Closed slayoo closed 5 years ago

slayoo commented 5 years ago

Migrated from: https://sourceforge.net/p/blitz/bugs/35/

The following code:

#include <blitz/array.h>
using namespace blitz;
int main()
{
Array<float, 3> arr(Range(0,10));
arr = quiet_NaN(float(0));
std::cout << "min: " << min(arr) << std::endl;
std::cout << "max: " << max(arr) << std::endl;
}

... gives the following output:

$ ./a.out
min: 3.40282e+38
max: -3.40282e+38

... which is (arguably) kind of non-intuitive.

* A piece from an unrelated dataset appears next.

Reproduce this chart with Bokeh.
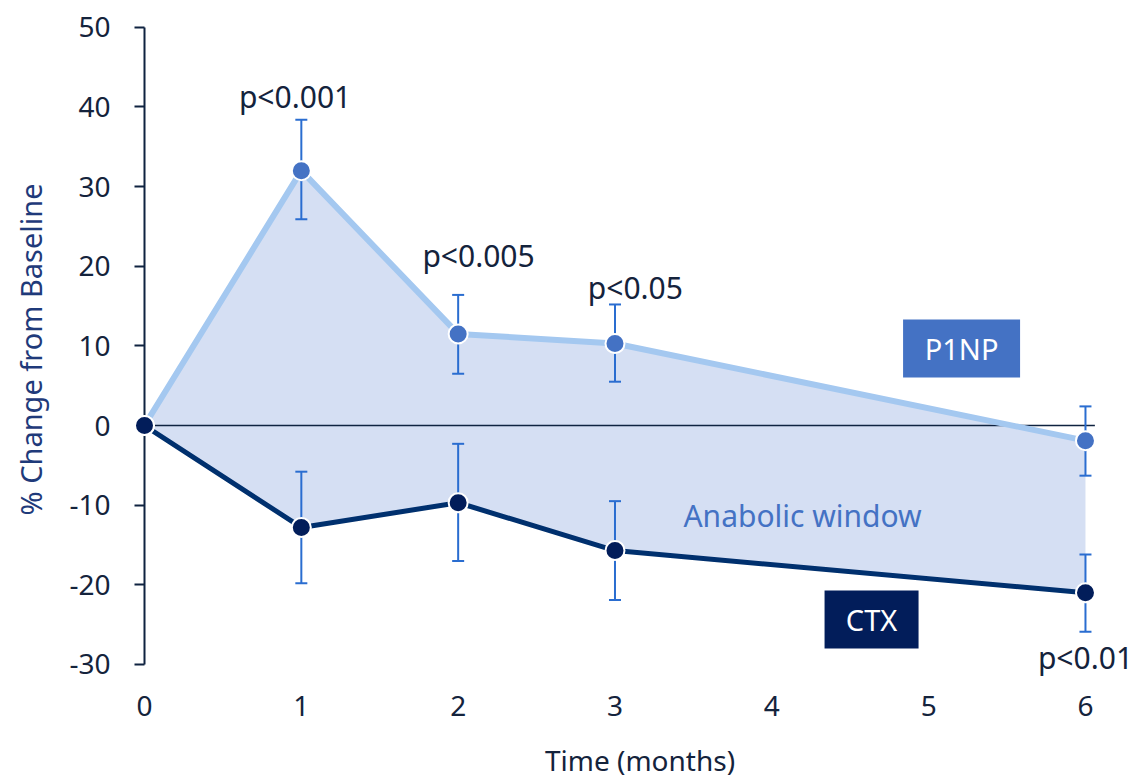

In particular, an assertion using isnan(min()) or finite(min()) would not detect presence of NaNs, which is yet more non-intuitive

Patrik's comment from the mailing list:

Yeah, that's suboptimal. NaN isn't greater or less than anything, so the initial value never gets replaced in the reduction. We can't just check if the result is huge, because the result COULD actually be huge. We'd need a separate comparison against NaN for all elements (but only for T_numtypes that actually have NaN.)

However, that would change the existing behavior which (I assume) says that min([ 1 2 3 NaN]) is 1 and not NaN. What's the desired behavior here. It seems reasonable to have the NaN always be captured in the reduction.

Initializing the min/max reductions with the first value as opposed to with huge/neghuge should take care of this. However, I'm having difficulties making that change without breaking stuff.

citibeth commented 5 years ago

This is not a bug, it is a "feature" of the IEEE 754 floating point standard.